OBJECTIVE
Exclude the pictures and return every line exactly as written.

DATASET SECTION
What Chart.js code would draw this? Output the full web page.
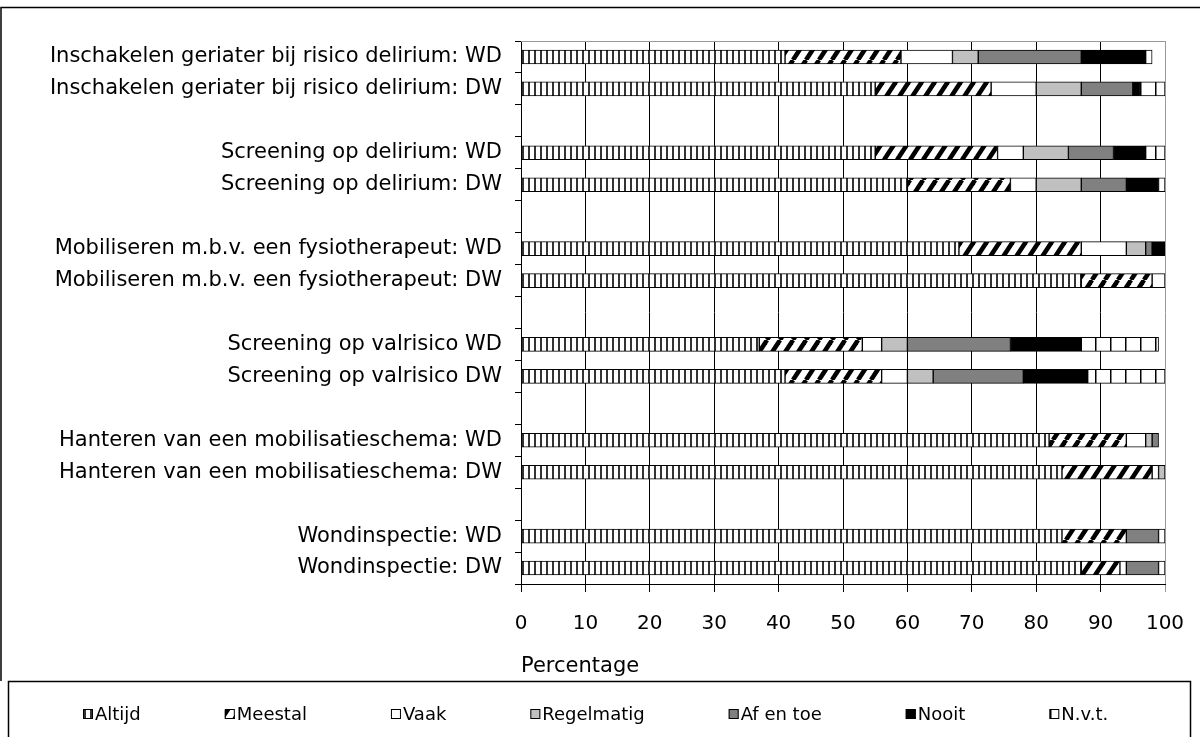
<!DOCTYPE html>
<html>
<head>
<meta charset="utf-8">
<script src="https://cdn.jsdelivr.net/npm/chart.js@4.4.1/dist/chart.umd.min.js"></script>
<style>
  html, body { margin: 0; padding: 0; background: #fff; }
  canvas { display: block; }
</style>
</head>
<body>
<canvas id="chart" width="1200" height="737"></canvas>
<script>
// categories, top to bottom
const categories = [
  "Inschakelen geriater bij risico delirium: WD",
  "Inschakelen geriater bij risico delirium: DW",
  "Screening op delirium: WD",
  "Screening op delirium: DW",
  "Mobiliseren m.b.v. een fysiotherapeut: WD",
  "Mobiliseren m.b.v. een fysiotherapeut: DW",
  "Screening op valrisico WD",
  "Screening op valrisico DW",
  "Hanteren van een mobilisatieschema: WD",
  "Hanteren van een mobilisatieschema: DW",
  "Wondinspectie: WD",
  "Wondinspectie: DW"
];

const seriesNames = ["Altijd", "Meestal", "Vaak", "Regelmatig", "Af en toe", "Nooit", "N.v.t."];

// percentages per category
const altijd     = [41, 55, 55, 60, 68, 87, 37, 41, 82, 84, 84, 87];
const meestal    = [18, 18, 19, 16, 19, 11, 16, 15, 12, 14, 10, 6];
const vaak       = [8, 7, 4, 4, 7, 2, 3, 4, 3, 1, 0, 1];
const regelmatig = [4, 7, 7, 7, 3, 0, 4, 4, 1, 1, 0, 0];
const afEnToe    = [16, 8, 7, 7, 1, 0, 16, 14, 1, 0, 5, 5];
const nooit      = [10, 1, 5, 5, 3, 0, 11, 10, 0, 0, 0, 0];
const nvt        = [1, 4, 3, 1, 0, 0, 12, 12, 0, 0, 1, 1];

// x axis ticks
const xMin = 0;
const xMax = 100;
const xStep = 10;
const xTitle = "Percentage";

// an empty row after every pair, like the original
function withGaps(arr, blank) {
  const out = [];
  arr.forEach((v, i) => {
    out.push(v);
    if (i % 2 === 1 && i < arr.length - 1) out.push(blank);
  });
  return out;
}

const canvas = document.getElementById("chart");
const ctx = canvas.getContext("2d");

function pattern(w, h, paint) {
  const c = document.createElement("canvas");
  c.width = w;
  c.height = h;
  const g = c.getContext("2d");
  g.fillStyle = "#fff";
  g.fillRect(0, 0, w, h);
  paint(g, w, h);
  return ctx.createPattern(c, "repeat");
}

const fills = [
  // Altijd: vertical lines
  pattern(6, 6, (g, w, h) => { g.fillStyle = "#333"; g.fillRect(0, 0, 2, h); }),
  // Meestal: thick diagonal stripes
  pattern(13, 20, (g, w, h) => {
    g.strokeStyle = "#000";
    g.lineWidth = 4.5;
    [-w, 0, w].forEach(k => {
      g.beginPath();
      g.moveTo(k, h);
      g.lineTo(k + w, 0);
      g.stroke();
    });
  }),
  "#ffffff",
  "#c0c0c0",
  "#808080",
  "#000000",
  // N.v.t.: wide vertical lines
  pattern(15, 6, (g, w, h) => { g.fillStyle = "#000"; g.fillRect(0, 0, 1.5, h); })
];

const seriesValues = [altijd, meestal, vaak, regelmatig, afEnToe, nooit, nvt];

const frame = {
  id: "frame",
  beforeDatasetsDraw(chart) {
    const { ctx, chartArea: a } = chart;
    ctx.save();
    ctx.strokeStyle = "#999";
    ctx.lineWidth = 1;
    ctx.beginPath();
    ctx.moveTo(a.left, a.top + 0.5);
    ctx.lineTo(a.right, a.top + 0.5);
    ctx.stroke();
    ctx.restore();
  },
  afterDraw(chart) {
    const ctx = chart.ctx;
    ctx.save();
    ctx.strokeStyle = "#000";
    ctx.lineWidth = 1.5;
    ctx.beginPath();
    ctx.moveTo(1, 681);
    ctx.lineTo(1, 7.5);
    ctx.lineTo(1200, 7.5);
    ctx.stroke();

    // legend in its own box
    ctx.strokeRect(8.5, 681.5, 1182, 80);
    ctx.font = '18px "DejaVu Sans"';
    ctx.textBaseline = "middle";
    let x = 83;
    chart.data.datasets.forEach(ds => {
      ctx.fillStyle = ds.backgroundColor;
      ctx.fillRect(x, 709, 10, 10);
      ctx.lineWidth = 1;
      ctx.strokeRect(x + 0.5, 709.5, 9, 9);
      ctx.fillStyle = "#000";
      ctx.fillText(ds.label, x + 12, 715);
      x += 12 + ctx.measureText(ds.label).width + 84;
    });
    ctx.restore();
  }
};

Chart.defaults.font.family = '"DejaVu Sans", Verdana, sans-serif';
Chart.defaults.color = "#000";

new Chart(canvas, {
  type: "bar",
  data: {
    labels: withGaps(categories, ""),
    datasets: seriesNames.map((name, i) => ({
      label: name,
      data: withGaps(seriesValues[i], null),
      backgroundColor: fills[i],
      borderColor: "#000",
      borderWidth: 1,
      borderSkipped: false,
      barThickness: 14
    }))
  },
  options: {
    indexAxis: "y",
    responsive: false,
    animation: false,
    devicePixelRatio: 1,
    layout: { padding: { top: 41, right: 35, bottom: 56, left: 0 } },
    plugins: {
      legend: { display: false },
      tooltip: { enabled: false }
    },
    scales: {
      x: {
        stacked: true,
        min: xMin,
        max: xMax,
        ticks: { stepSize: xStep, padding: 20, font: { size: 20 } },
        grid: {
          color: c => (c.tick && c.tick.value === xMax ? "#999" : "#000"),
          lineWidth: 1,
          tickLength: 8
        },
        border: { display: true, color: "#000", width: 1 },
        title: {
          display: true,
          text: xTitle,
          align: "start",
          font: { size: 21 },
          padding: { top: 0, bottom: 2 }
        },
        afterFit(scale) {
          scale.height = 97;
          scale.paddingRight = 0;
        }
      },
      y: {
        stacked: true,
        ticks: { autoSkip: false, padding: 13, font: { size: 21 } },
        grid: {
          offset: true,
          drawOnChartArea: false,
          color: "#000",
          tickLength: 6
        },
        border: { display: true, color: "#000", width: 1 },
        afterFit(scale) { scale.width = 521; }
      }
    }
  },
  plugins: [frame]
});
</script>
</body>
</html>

THE OUTPUT
What Chart.js code would draw this? Output the full web page.
<!DOCTYPE html>
<html>
<head>
<meta charset="utf-8">
<script src="https://cdn.jsdelivr.net/npm/chart.js@4.4.1/dist/chart.umd.min.js"></script>
<style>
  html, body { margin: 0; padding: 0; background: #fff; }
  canvas { display: block; }
</style>
</head>
<body>
<canvas id="chart" width="1200" height="737"></canvas>
<script>
// categories, top to bottom
const categories = [
  "Inschakelen geriater bij risico delirium: WD",
  "Inschakelen geriater bij risico delirium: DW",
  "Screening op delirium: WD",
  "Screening op delirium: DW",
  "Mobiliseren m.b.v. een fysiotherapeut: WD",
  "Mobiliseren m.b.v. een fysiotherapeut: DW",
  "Screening op valrisico WD",
  "Screening op valrisico DW",
  "Hanteren van een mobilisatieschema: WD",
  "Hanteren van een mobilisatieschema: DW",
  "Wondinspectie: WD",
  "Wondinspectie: DW"
];

const seriesNames = ["Altijd", "Meestal", "Vaak", "Regelmatig", "Af en toe", "Nooit", "N.v.t."];

// percentages per category
const altijd     = [41, 55, 55, 60, 68, 87, 37, 41, 82, 84, 84, 87];
const meestal    = [18, 18, 19, 16, 19, 11, 16, 15, 12, 14, 10, 6];
const vaak       = [8, 7, 4, 4, 7, 2, 3, 4, 3, 1, 0, 1];
const regelmatig = [4, 7, 7, 7, 3, 0, 4, 4, 1, 1, 0, 0];
const afEnToe    = [16, 8, 7, 7, 1, 0, 16, 14, 1, 0, 5, 5];
const nooit      = [10, 1, 5, 5, 3, 0, 11, 10, 0, 0, 0, 0];
const nvt        = [1, 4, 3, 1, 0, 0, 12, 12, 0, 0, 1, 1];

// x axis ticks
const xMin = 0;
const xMax = 100;
const xStep = 10;
const xTitle = "Percentage";

// an empty row after every pair, like the original
function withGaps(arr, blank) {
  const out = [];
  arr.forEach((v, i) => {
    out.push(v);
    if (i % 2 === 1 && i < arr.length - 1) out.push(blank);
  });
  return out;
}

const canvas = document.getElementById("chart");
const ctx = canvas.getContext("2d");

function pattern(w, h, paint) {
  const c = document.createElement("canvas");
  c.width = w;
  c.height = h;
  const g = c.getContext("2d");
  g.fillStyle = "#fff";
  g.fillRect(0, 0, w, h);
  paint(g, w, h);
  return ctx.createPattern(c, "repeat");
}

const fills = [
  // Altijd: vertical lines
  pattern(6, 6, (g, w, h) => { g.fillStyle = "#333"; g.fillRect(0, 0, 2, h); }),
  // Meestal: thick diagonal stripes
  pattern(13, 20, (g, w, h) => {
    g.strokeStyle = "#000";
    g.lineWidth = 4.5;
    [-w, 0, w].forEach(k => {
      g.beginPath();
      g.moveTo(k, h);
      g.lineTo(k + w, 0);
      g.stroke();
    });
  }),
  "#ffffff",
  "#c0c0c0",
  "#808080",
  "#000000",
  // N.v.t.: wide vertical lines
  pattern(15, 6, (g, w, h) => { g.fillStyle = "#000"; g.fillRect(0, 0, 1.5, h); })
];

const seriesValues = [altijd, meestal, vaak, regelmatig, afEnToe, nooit, nvt];

const frame = {
  id: "frame",
  beforeDatasetsDraw(chart) {
    const { ctx, chartArea: a } = chart;
    ctx.save();
    ctx.strokeStyle = "#999";
    ctx.lineWidth = 1;
    ctx.beginPath();
    ctx.moveTo(a.left, a.top + 0.5);
    ctx.lineTo(a.right, a.top + 0.5);
    ctx.stroke();
    ctx.restore();
  },
  afterDraw(chart) {
    const ctx = chart.ctx;
    ctx.save();
    ctx.strokeStyle = "#000";
    ctx.lineWidth = 1.5;
    ctx.beginPath();
    ctx.moveTo(1, 681);
    ctx.lineTo(1, 7.5);
    ctx.lineTo(1200, 7.5);
    ctx.stroke();

    // legend in its own box
    ctx.strokeRect(8.5, 681.5, 1182, 80);
    ctx.font = '18px "DejaVu Sans"';
    ctx.textBaseline = "middle";
    let x = 83;
    chart.data.datasets.forEach(ds => {
      ctx.fillStyle = ds.backgroundColor;
      ctx.fillRect(x, 709, 10, 10);
      ctx.lineWidth = 1;
      ctx.strokeRect(x + 0.5, 709.5, 9, 9);
      ctx.fillStyle = "#000";
      ctx.fillText(ds.label, x + 12, 715);
      x += 12 + ctx.measureText(ds.label).width + 84;
    });
    ctx.restore();
  }
};

Chart.defaults.font.family = '"DejaVu Sans", Verdana, sans-serif';
Chart.defaults.color = "#000";

new Chart(canvas, {
  type: "bar",
  data: {
    labels: withGaps(categories, ""),
    datasets: seriesNames.map((name, i) => ({
      label: name,
      data: withGaps(seriesValues[i], null),
      backgroundColor: fills[i],
      borderColor: "#000",
      borderWidth: 1,
      borderSkipped: false,
      barThickness: 14
    }))
  },
  options: {
    indexAxis: "y",
    responsive: false,
    animation: false,
    devicePixelRatio: 1,
    layout: { padding: { top: 41, right: 35, bottom: 56, left: 0 } },
    plugins: {
      legend: { display: false },
      tooltip: { enabled: false }
    },
    scales: {
      x: {
        stacked: true,
        min: xMin,
        max: xMax,
        ticks: { stepSize: xStep, padding: 20, font: { size: 20 } },
        grid: {
          color: c => (c.tick && c.tick.value === xMax ? "#999" : "#000"),
          lineWidth: 1,
          tickLength: 8
        },
        border: { display: true, color: "#000", width: 1 },
        title: {
          display: true,
          text: xTitle,
          align: "start",
          font: { size: 21 },
          padding: { top: 0, bottom: 2 }
        },
        afterFit(scale) {
          scale.height = 97;
          scale.paddingRight = 0;
        }
      },
      y: {
        stacked: true,
        ticks: { autoSkip: false, padding: 13, font: { size: 21 } },
        grid: {
          offset: true,
          drawOnChartArea: false,
          color: "#000",
          tickLength: 6
        },
        border: { display: true, color: "#000", width: 1 },
        afterFit(scale) { scale.width = 521; }
      }
    }
  },
  plugins: [frame]
});
</script>
</body>
</html>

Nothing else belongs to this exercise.